Hace un año (o dos, ya no sé) nadie hablaba como lo hace hoy. Nadie caminaba ni respiraba por la calle como lo hace hoy. Ninguno de nosotros paseábamos a sonrisa descubierta, a lo loco, ni mucho menos nos acercábamos a menos de 2 metros sin miedo a que ese acercamiento supusiera el contagio inminente de algo terrible. Quizás tú sí, pero en el fondo tampoco, y lo sabes. Es el antes y el después de la imposición de las mascarillas, esa especie de bozales vendidos como las pequeñas grandes salvadoras de nuestra salud, de los que ahora nos liberan. 19 de abril de 2022. Adiós mascarillas.
Lo de “bozales” no porque seamos perros con rabia o algo por el estilo, ni mucho menos. Más bien por cómo esa pieza nos ha hecho, nos hace y nos hará sentir (todavía para muchos y todavía durante un tiempo por mucho que ahora la ley no nos obligue a llevarla). Porque no solo nuestras orejas han cargado con el peso de las mascarillas, sino también todo lo que hemos escondido tras ella, empezando por nuestra sonrisa y terminando en un montón de mierda en cuya cúspide estaba él, solo ante el peligro, ante la nada, el miedo.
El miedo individual y colectivo se ha acrecentado, ya lo hablé en este mismo espacio hace un tiempo. Hasta los más valientes se dejaron enredar (lo delataban sus ojos) y, lo que pasa, los más débiles pues se volvieron aún más vulnerables a cualquier mensaje catastrofista. Miedos individuales y colectivos vividos en el sector de la gastronomía y que ahora, con la liberación de las mascarillas, desaparecerán.
En teoría, digo. ¿Se ha ido el miedo acaso? No. ¿Cuándo se irá? ¿Cuánto tiempo pasará para que la gastronomía supere esta caída en picado que parece empieza a reflotar? En esta caída, no importaba si uno era de los valientes o de los débiles, si tenías renombre, estrellas, soles o si no eras más que una mota de polvo casi invisible para muchos, pero vital para otros. El miedo estaba en todos, grandes y pequeños, cerrando persianas y chapando ilusiones a una velocidad aterradora y peligrosamente contagiosa. En todos, porque todos cagamos por igual, eso es así.

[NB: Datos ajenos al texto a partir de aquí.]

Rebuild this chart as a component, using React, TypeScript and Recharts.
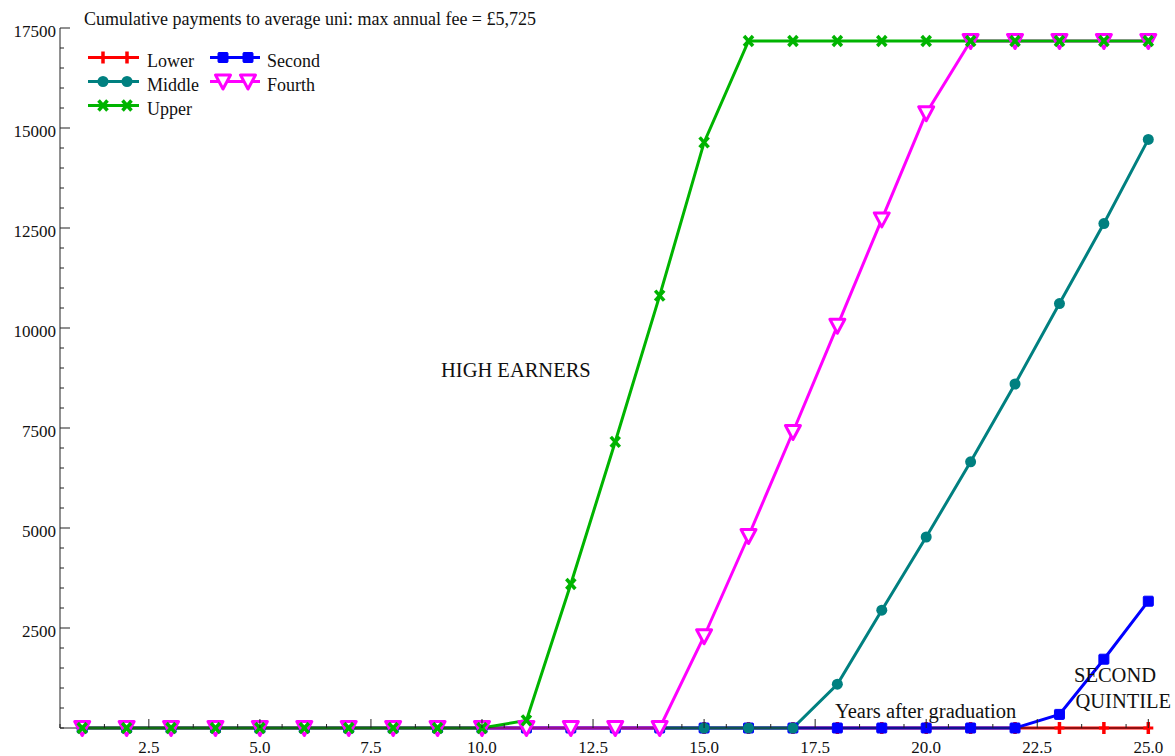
import React from 'react';
import { LineChart, Line, XAxis, YAxis, Legend } from 'recharts';

const years = [1, 2, 3, 4, 5, 6, 7, 8, 9, 10, 11, 12, 13, 14, 15, 16, 17, 18, 19, 20, 21, 22, 23, 24, 25];
const lower = [0, 0, 0, 0, 0, 0, 0, 0, 0, 0, 0, 0, 0, 0, 0, 0, 0, 0, 0, 0, 0, 0, 0, 0, 0];
const second = [0, 0, 0, 0, 0, 0, 0, 0, 0, 0, 0, 0, 0, 0, 0, 0, 0, 0, 0, 0, 0, 0, 340, 1720, 3170];
const middle = [0, 0, 0, 0, 0, 0, 0, 0, 0, 0, 0, 0, 0, 0, 0, 0, 0, 1095, 2945, 4775, 6655, 8600, 10610, 12610, 14715];
const fourth = [0, 0, 0, 0, 0, 0, 0, 0, 0, 0, 0, 0, 0, 0, 2294, 4800, 7400, 10055, 12715, 15370, 17175, 17175, 17175, 17175, 17175];
const upper = [0, 0, 0, 0, 0, 0, 0, 0, 0, 0, 190, 3600, 7155, 10808, 14640, 17175, 17175, 17175, 17175, 17175, 17175, 17175, 17175, 17175, 17175];

const xTicks = [0.5, 1.5, 2.5, 3.5, 4.5, 5, 5.5, 6.5, 7.5, 8.5, 9.5, 10, 10.5, 11.5, 12.5, 13.5, 14.5, 15, 15.5, 16.5, 17.5, 18.5, 19.5, 20, 20.5, 21.5, 22.5, 23.5, 24.5, 25];
const xMajor = [2.5, 5, 7.5, 10, 12.5, 15, 17.5, 20, 22.5, 25];
const yTicks = [0, 500, 1000, 1500, 2000, 2500, 3000, 3500, 4000, 4500, 5000, 5500, 6000, 6500, 7000, 7500, 8000, 8500, 9000, 9500, 10000, 10500, 11000, 11500, 12000, 12500, 13000, 13500, 14000, 14500, 15000, 15500, 16000, 16500, 17000, 17500];
const yMajor = [2500, 5000, 7500, 10000, 12500, 15000, 17500];

const TITLE = 'Cumulative payments to average uni: max annual fee = £5,725';

const C = {
  lower: '#ff0000',
  second: '#0000ff',
  middle: '#008080',
  fourth: '#ff00ff',
  upper: '#00b400',
};

const data = years.map((y, i) => ({
  year: y,
  lower: lower[i],
  second: second[i],
  middle: middle[i],
  fourth: fourth[i],
  upper: upper[i],
}));

const FONT = '"Liberation Serif", "Times New Roman", serif';
const AX = '#222';

const PlusMark = ({ cx, cy, color }: any) => (
  <g>
    <line x1={cx} x2={cx} y1={cy - 6} y2={cy + 6} stroke={color} strokeWidth={3.5} />
    <line x1={cx - 5} x2={cx + 5} y1={cy} y2={cy} stroke={color} strokeWidth={3} />
  </g>
);
const SquareMark = ({ cx, cy, color }: any) => (
  <rect x={cx - 5} y={cy - 5} width={10} height={10} rx={1} fill={color} stroke={color} strokeWidth={1} />
);
const CircleMark = ({ cx, cy, color }: any) => <circle cx={cx} cy={cy} r={5.5} fill={color} />;
const TriMark = ({ cx, cy, color }: any) => (
  <polygon
    points={`${cx - 7.5},${cy - 6.5} ${cx + 7.5},${cy - 6.5} ${cx},${cy + 7.5}`}
    fill="#fff"
    stroke={color}
    strokeWidth={3}
    strokeLinejoin="round"
  />
);
const XMark = ({ cx, cy, color }: any) => (
  <g>
    <line x1={cx - 4.5} x2={cx + 4.5} y1={cy - 5} y2={cy + 5} stroke={color} strokeWidth={3.5} />
    <line x1={cx - 4.5} x2={cx + 4.5} y1={cy + 5} y2={cy - 5} stroke={color} strokeWidth={3.5} />
  </g>
);

const mkDot = (Comp: any, color: string) => (p: any) => {
  if (p.cx == null || p.cy == null) return <g key={p.index} />;
  return <Comp key={p.index} cx={p.cx} cy={p.cy} color={color} />;
};

const XTick = (props: any) => {
  const { x, y, payload } = props;
  const v = payload.value;
  const major = xMajor.includes(v);
  return (
    <g>
      <line x1={x} x2={x} y1={y} y2={y - (major ? 9 : 4)} stroke={AX} strokeWidth={1} />
      {major && (
        <text x={x} y={y + 25} textAnchor="middle" fontSize={17} fontFamily={FONT} fill="#111">
          {v.toFixed(1)}
        </text>
      )}
    </g>
  );
};

const YTick = (props: any) => {
  const { x, y, payload } = props;
  const v = payload.value;
  const major = yMajor.includes(v);
  return (
    <g>
      <line x1={x} x2={x + (major ? 10 : 4)} y1={y} y2={y} stroke={AX} strokeWidth={1} />
      {major && (
        <text x={x - 4} y={y + 9} textAnchor="end" fontSize={17} fontFamily={FONT} fill="#111">
          {v}
        </text>
      )}
    </g>
  );
};

const legendItems = [
  { name: 'Lower', color: C.lower, Mark: PlusMark, x: 88, y: 57.5, w: 51, m1: 15, m2: 39, lx: 147 },
  { name: 'Middle', color: C.middle, Mark: CircleMark, x: 88, y: 81.5, w: 51, m1: 15, m2: 39, lx: 147 },
  { name: 'Upper', color: C.upper, Mark: XMark, x: 88, y: 105.5, w: 51, m1: 15, m2: 39, lx: 147 },
  { name: 'Second', color: C.second, Mark: SquareMark, x: 210, y: 57.5, w: 50, m1: 13, m2: 38, lx: 267 },
  { name: 'Fourth', color: C.fourth, Mark: TriMark, x: 210, y: 81.5, w: 50, m1: 13, m2: 38, lx: 267 },
];

const LegendContent = () => (
  <svg width={320} height={130} style={{ display: 'block' }}>
    {legendItems.map((it) => (
      <g key={it.name}>
        <line x1={it.x} x2={it.x + it.w} y1={it.y} y2={it.y} stroke={it.color} strokeWidth={3} />
        <it.Mark cx={it.x + it.m1} cy={it.y} color={it.color} />
        <it.Mark cx={it.x + it.m2} cy={it.y} color={it.color} />
        <text x={it.lx} y={it.y + 9.3} fontSize={18} fontFamily={FONT} fill="#111">
          {it.name}
        </text>
      </g>
    ))}
  </svg>
);

export default function App() {
  return (
    <div style={{ position: 'absolute', left: 0, top: 0, width: 1175, height: 756, background: '#fff', fontFamily: FONT }}>
      <LineChart width={1175} height={756} data={data} margin={{ top: 28, right: 26.7, bottom: 0, left: 0 }}>
        <XAxis
          dataKey="year"
          type="number"
          domain={[0.5, 25]}
          ticks={xTicks}
          interval={0}
          height={28}
          tickSize={0}
          tickMargin={0}
          tickLine={false}
          axisLine={{ stroke: AX, strokeWidth: 1 }}
          tick={<XTick />}
        />
        <YAxis
          type="number"
          domain={[0, 17500]}
          ticks={yTicks}
          interval={0}
          width={60}
          tickSize={0}
          tickMargin={0}
          tickLine={false}
          axisLine={{ stroke: AX, strokeWidth: 1 }}
          tick={<YTick />}
        />
        <Legend
          layout="vertical"
          align="center"
          verticalAlign="middle"
          wrapperStyle={{ position: 'absolute', left: 0, top: 0, width: 320, height: 130 }}
          content={() => <LegendContent />}
        />
        <Line dataKey="lower" name="Lower" stroke={C.lower} strokeWidth={3} isAnimationActive={false} dot={mkDot(PlusMark, C.lower)} activeDot={false} />
        <Line dataKey="second" name="Second" stroke={C.second} strokeWidth={3} isAnimationActive={false} dot={mkDot(SquareMark, C.second)} activeDot={false} />
        <Line dataKey="middle" name="Middle" stroke={C.middle} strokeWidth={3} isAnimationActive={false} dot={mkDot(CircleMark, C.middle)} activeDot={false} />
        <Line dataKey="fourth" name="Fourth" stroke={C.fourth} strokeWidth={3} isAnimationActive={false} dot={mkDot(TriMark, C.fourth)} activeDot={false} />
        <Line dataKey="upper" name="Upper" stroke={C.upper} strokeWidth={3} isAnimationActive={false} dot={mkDot(XMark, C.upper)} activeDot={false} />
      </LineChart>
      <svg width={1175} height={756} style={{ position: 'absolute', left: 0, top: 0, pointerEvents: 'none' }}>
        <text x={84} y={25} fontSize={18} fontFamily={FONT} fill="#111">{TITLE}</text>
        <text x={441} y={377} fontSize={20.5} fontFamily={FONT} fill="#111">HIGH EARNERS</text>
        <text x={835} y={718} fontSize={20.5} fontFamily={FONT} fill="#111">Years after graduation</text>
        <text x={1074} y={682} fontSize={20.5} fontFamily={FONT} fill="#111">SECOND</text>
        <text x={1075.5} y={708} fontSize={20.5} fontFamily={FONT} fill="#111">QUINTILE</text>
      </svg>
    </div>
  );
}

Pero pensemos que ahora sí, en positivo, la gastronomía por fin sonríe después de una Semana Santa donde el cartel de “completo” se ha colgado en todas partes. Pensemos que ahora sí, en positivo, a la gastronomía se le sale la sonrisa de la cara, porque por fin se ha quitado la mascarilla.
Ella y todos los que viven de ella. De quienes la trabajan detrás de la barra, de quienes la cocinan y de quienes la disfrutamos al otro lado. Sí, sé que esto es mucho (muchísimo) generalizar, y no todos los negocios han sobrevivido ni todos están renaciendo de forma tan optimista. Tampoco todos están recibiendo el mismo salvavidas ni su situación económica es la misma. A vista de pájaro, sin embargo, la realidad huele, pinta y sabe muy bien.
La liberación del bozal es algo positivo, positivísimo. ¿Lo es? No sé. Quitarnos la mascarilla, sonreír enseñando los dientes, compartir mesa y conversación sin miedo a nada. O con miedo a todo, pero echa la vista atrás para recordar cómo se veía tu sonrisa hace un año y cómo se ve ahora. Sencillamente, antes no se veía y ahora sí. Eso es el avance, sin más.